A BRC spokesman said: "We've had little spats with the ONS over figures before when they were similarly over-rosy. They have in the past been the target of scepticism and forced to justify their figures."
ONS declined to address BRC's attack, although a spokesman insisted the group stood by its figures.
Many in the industry were surprised, if not sceptical, by the ONS data, especially as it came just a day after the latest survey of consumer sentiment by Nationwide building society found confidence to the lowest level last month since the series started in 2004.
"The retail sales data certainly bodes well for fourth-quarter personal spending. However, we would not read too much out of the data as they clearly diverge from the overall picture," said an analyst at Newedge Strategy.
" Indeed the general outlook is set to remain sluggish," the analyst added.
Samuel Tombs, an analyst at Capital Economics, said: "October's official retail sales figures suggested that the intensity of the fiscal and inflation squeezes on consumers has not kept them away from the high street. But we doubt that the figures signal that the double-dip in overall consumer spending is drawing to a close." The BRC's Mr Robertston, took the opportunity yesterday to call on the Chancellor "to support households and businesses by holding back the costs he's responsible for".
He added: "He should scrap the increases in fuel duty planned for next year and reduce the threatened 5.6 per cent business rates rise. At a time when youth unemployment has passed the 1 million mark, promoting growth in a sector where under 25s make up a third of the workforce should be a priority for the Government."
More trouble in stores at high-street giants
Mothercare and French Connection appeared to throw down the gauntlet to the ONS yesterday, as they became the latest members of the high street to report extreme difficulties.

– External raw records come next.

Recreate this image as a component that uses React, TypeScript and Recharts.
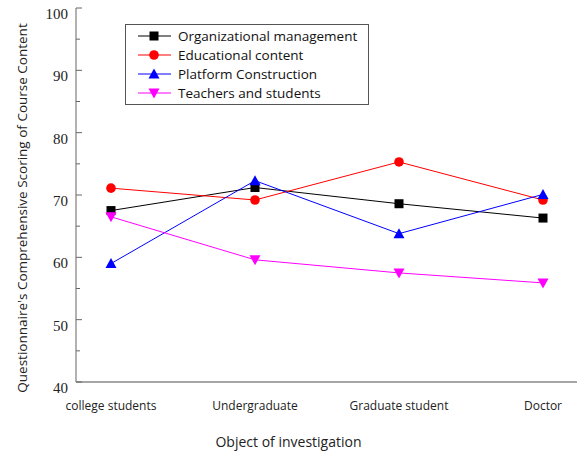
import React from 'react'
import { LineChart, Line, XAxis, YAxis, Legend, Label } from 'recharts'

const categories = ['college students', 'Undergraduate', 'Graduate student', 'Doctor']
const organizational = [67.5, 71.2, 68.6, 66.3]
const educational = [71.1, 69.2, 75.3, 69.2]
const platform = [59.0, 72.3, 63.8, 70.1]
const teachers = [66.5, 59.6, 57.5, 55.9]
const yTicks = [40, 45, 50, 55, 60, 65, 70, 75, 80, 85, 90, 95, 100]

const series = [
  { key: 'org', name: 'Organizational management', color: '#000000', shape: 'square' },
  { key: 'edu', name: 'Educational content', color: '#ff0000', shape: 'circle' },
  { key: 'plat', name: 'Platform Construction', color: '#0000ff', shape: 'triangle' },
  { key: 'teach', name: 'Teachers and students', color: '#ff00ff', shape: 'down' },
]

const data = categories.map((name, i) => ({
  name,
  org: organizational[i],
  edu: educational[i],
  plat: platform[i],
  teach: teachers[i],
}))

const SANS = '"Open Sans", "DejaVu Sans", sans-serif'
const SERIF = '"Liberation Serif", "DejaVu Serif", serif'

function Marker({ cx, cy, shape, color }: any) {
  if (shape === 'square') {
    return <rect x={cx - 4.5} y={cy - 4.5} width={9} height={9} fill={color} />
  }
  if (shape === 'circle') {
    return <circle cx={cx} cy={cy} r={4.8} fill={color} />
  }
  if (shape === 'triangle') {
    return <path d={`M${cx},${cy - 5.5} L${cx + 5.5},${cy + 4.5} L${cx - 5.5},${cy + 4.5} Z`} fill={color} />
  }
  return <path d={`M${cx},${cy + 5.5} L${cx + 5.5},${cy - 4.5} L${cx - 5.5},${cy - 4.5} Z`} fill={color} />
}

// ticks point into the plot; minor ones (every 5) carry no label
function YTick({ x, y, payload }: any) {
  const major = payload.value % 10 === 0
  const axisX = x + 8
  return (
    <g>
      <line x1={axisX} x2={axisX + (major ? 6 : 4)} y1={y} y2={y} stroke="#666" strokeWidth={1} />
      {major && (
        <text x={x} y={y + 6} textAnchor="end" dominantBaseline="central" fontFamily={SERIF} fontSize={15} fill="#222">
          {payload.value}
        </text>
      )}
    </g>
  )
}

function XTick({ x, y, payload }: any) {
  return (
    <text x={x} y={y} textAnchor="middle" dominantBaseline="central" fontFamily={SANS} fontSize={12} fill="#222">
      {payload.value}
    </text>
  )
}

function LegendBox() {
  return (
    <div
      style={{
        border: '1px solid #555',
        background: '#fff',
        width: 242,
        padding: '2px 0 2px 0',
        fontFamily: SANS,
        fontSize: 13.5,
        color: '#111',
      }}
    >
      {series.map((s) => (
        <div key={s.key} style={{ display: 'flex', alignItems: 'center', height: 18.8 }}>
          <svg width={52} height={14} style={{ flex: 'none' }}>
            <line x1={12} x2={45} y1={7} y2={7} stroke={s.color} strokeWidth={1} />
            <Marker cx={28} cy={7} shape={s.shape} color={s.color} />
          </svg>
          <span style={{ lineHeight: '14px' }}>{s.name}</span>
        </div>
      ))}
    </div>
  )
}

export default function App() {
  return (
    <div style={{ position: 'absolute', left: 0, top: 0, background: '#fff' }}>
      <LineChart width={577} height={452} data={data} margin={{ top: 8, right: 0, left: 0, bottom: 0 }}>
        <XAxis
          dataKey="name"
          height={70}
          padding={{ left: 35, right: 34 }}
          tickLine={false}
          tickSize={0}
          tickMargin={23}
          tick={<XTick />}
          axisLine={{ stroke: '#888', strokeWidth: 1.3 }}
          interval={0}
        >
          <Label
            value="Object of investigation"
            position="insideBottom"
            offset={5}
            dx={-38}
            style={{ fontFamily: SANS, fontSize: 14, fill: '#222' }}
          />
        </XAxis>
        <XAxis
          xAxisId="top"
          dataKey="name"
          orientation="top"
          height={0}
          tick={false}
          tickLine={false}
          axisLine={{ stroke: '#333', strokeWidth: 1.5 }}
        />
        <YAxis
          width={76}
          domain={[40, 100]}
          ticks={yTicks}
          interval={0}
          tickLine={false}
          tickSize={0}
          tickMargin={8}
          tick={<YTick />}
          axisLine={{ stroke: '#888', strokeWidth: 1.3 }}
        >
          <Label
            content={({ viewBox }: any) => (
              <text
                transform={`translate(${viewBox.x + 22},${viewBox.y + 200}) rotate(-90)`}
                textAnchor="middle"
                dominantBaseline="central"
                fontFamily={SANS}
                fontSize={13.5}
                fill="#222"
              >
                Questionnaire's Comprehensive Scoring of Course Content
              </text>
            )}
          />
        </YAxis>
        <Legend
          content={<LegendBox />}
          layout="vertical"
          verticalAlign="middle"
          align="center"
          wrapperStyle={{ left: 125, top: 24, width: 'auto' }}
        />
        {series.map((s) => (
          <Line
            key={s.key}
            dataKey={s.key}
            name={s.name}
            stroke={s.color}
            strokeWidth={1}
            isAnimationActive={false}
            dot={(p: any) => <Marker key={`${s.key}-${p.index}`} cx={p.cx} cy={p.cy} shape={s.shape} color={s.color} />}
            activeDot={false}
          />
        ))}
      </LineChart>
    </div>
  )
}
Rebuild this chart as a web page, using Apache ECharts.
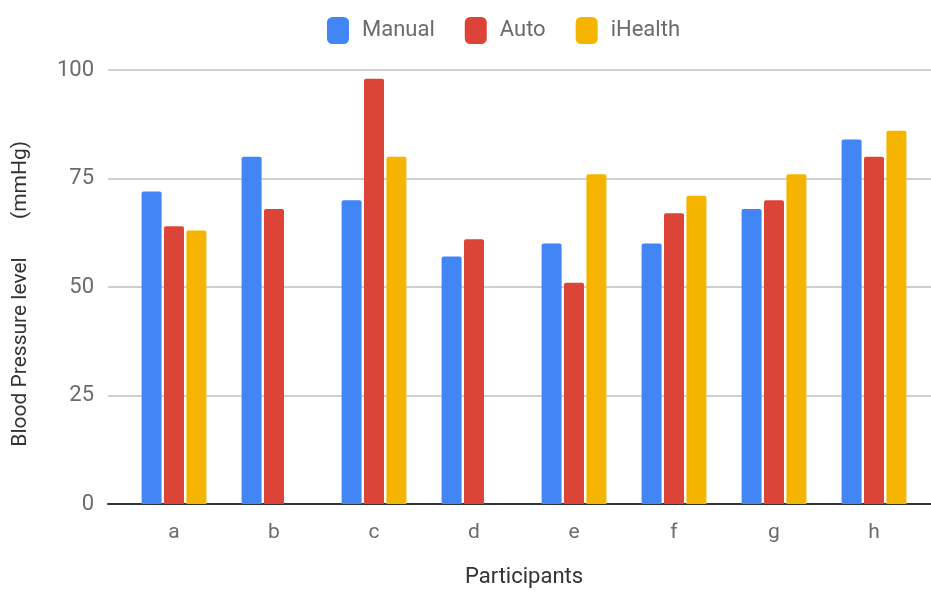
<!DOCTYPE html>
<html>
<head>
<meta charset="utf-8">
<script src="https://cdn.jsdelivr.net/npm/echarts@6/dist/echarts.min.js"></script>
<style>
  html, body { margin: 0; padding: 0; background: #fff; }
  #chart { width: 931px; height: 593px; }
</style>
</head>
<body>
<div id="chart"></div>
<script>
// Blood pressure readings per participant, three measuring methods
const participants = ['a', 'b', 'c', 'd', 'e', 'f', 'g', 'h'];
const manual  = [72, 80, 70, 57, 60, 60, 68, 84];
const auto    = [64, 68, 98, 61, 51, 67, 70, 80];
const iHealth = [63, null, 80, null, 76, 71, 76, 86];
const yTicks  = [0, 25, 50, 75, 100];

const FONT = 'Roboto, "Noto Sans", sans-serif';
const COLORS = { Manual: '#4285F4', Auto: '#DB4437', iHealth: '#F4B400' };

const chart = echarts.init(document.getElementById('chart'), null, { renderer: 'canvas' });

function barSeries(name, data) {
  return {
    name: name,
    type: 'bar',
    xAxisIndex: 1,
    yAxisIndex: 1,
    data: data,
    barWidth: 20,
    barGap: '12%',
    itemStyle: { color: COLORS[name], borderRadius: [2, 2, 0, 0] }
  };
}

chart.setOption({
  animation: false,
  textStyle: { fontFamily: FONT },
  legend: {
    top: 12,
    left: 322,
    itemWidth: 22,
    itemHeight: 27,
    itemGap: 30,
    icon: 'roundRect',
    textStyle: { fontSize: 22, color: '#6b6b6b', fontFamily: FONT, padding: [0, 0, 0, 8] },
    data: ['Manual', 'Auto', 'iHealth']
  },
  grid: [
    // frame for the value scale and gridlines
    { left: 108, right: 0, top: 70, bottom: 89 },
    // frame for the bar categories
    { left: 124, width: 800, top: 70, bottom: 89 }
  ],
  xAxis: [
    {
      gridIndex: 0,
      type: 'value',
      min: 0,
      max: 1,
      axisLine: { show: true, lineStyle: { color: '#333', width: 2 } },
      axisTick: { show: false },
      axisLabel: { show: false },
      splitLine: { show: false }
    },
    {
      gridIndex: 1,
      type: 'category',
      data: participants,
      axisLine: { show: false },
      axisTick: { show: false },
      axisLabel: { fontSize: 21, color: '#6b6b6b', margin: 18, fontFamily: FONT },
      name: 'Participants',
      nameLocation: 'middle',
      nameGap: 62,
      nameTextStyle: { fontSize: 22, color: '#333', fontFamily: FONT }
    }
  ],
  yAxis: [
    {
      gridIndex: 0,
      type: 'value',
      min: yTicks[0],
      max: yTicks[yTicks.length - 1],
      interval: 25,
      axisLine: { show: false },
      axisTick: { show: false },
      axisLabel: { fontSize: 22, color: '#6b6b6b', margin: 14, fontFamily: FONT },
      splitLine: { lineStyle: { color: '#cfcfcf', width: 2 } }
    },
    {
      gridIndex: 1,
      type: 'value',
      min: yTicks[0],
      max: yTicks[yTicks.length - 1],
      show: false,
      splitLine: { show: false }
    }
  ],
  graphic: [
    {
      type: 'text',
      x: 21,
      y: 352,
      rotation: Math.PI / 2,
      style: {
        text: 'Blood Pressure level',
        fontSize: 21,
        fontFamily: FONT,
        fill: '#333',
        align: 'center',
        verticalAlign: 'middle'
      }
    },
    {
      type: 'text',
      x: 21,
      y: 180,
      rotation: Math.PI / 2,
      style: {
        text: '(mmHg)',
        fontSize: 21,
        fontFamily: FONT,
        fill: '#333',
        align: 'center',
        verticalAlign: 'middle'
      }
    }
  ],
  series: [
    barSeries('Manual', manual),
    barSeries('Auto', auto),
    barSeries('iHealth', iHealth)
  ]
});
</script>
</body>
</html>
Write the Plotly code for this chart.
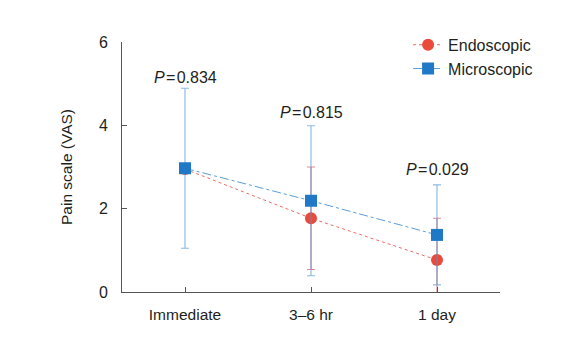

On the day that the ONS reported that Britain's high-street sales increased by 0.7 per last month, Mothercare and French Connection disappointed their investors so much that their shares dived by 18 per cent and 15.5 per cent, respectively.
For its part, Mothercare unveiled an £82m loss for the first half and slashed its dividend by more than two-thirds, as the retailer's performance in Britain dragged the wider group down.
Alan Parker, Mothercare's executive chairman, said: "The Mothercare group has had a difficult first half. Whilst the international business continues to perform strongly, our performance in the UK illustrates the extent of the challenges facing the business in a weak economic and consumer environment."
French Connection issued a profits warning, saying weak sales meant it was "unlikely" that full-year profits would meet its "original expectations". The group revealed revenues had fallen 10 per cent in the past three months on poor sales of its winter ranges.
A spokesman said: "The UK fashion shopper continues to act very cautiously and, in addition, the unseasonably warm weather has had a negative impact on sales of our winter ranges."
Shareholders were particularly disappointed by French Connection's announcement since it came just two months after Stephen Marks, the group's chairman, said the chain was "firmly back on a growth path", making it well placed to grow its business overseas.
French Connection said it was hopeful revenues in December and January would be better than a year ago, but admitted it was now too far behind to catch up for the year.
In a further sign of the difficulties on the high street, John Lewis's latest sales figures show revenues down by 0.8 per cent year on year in the first half of this trading week.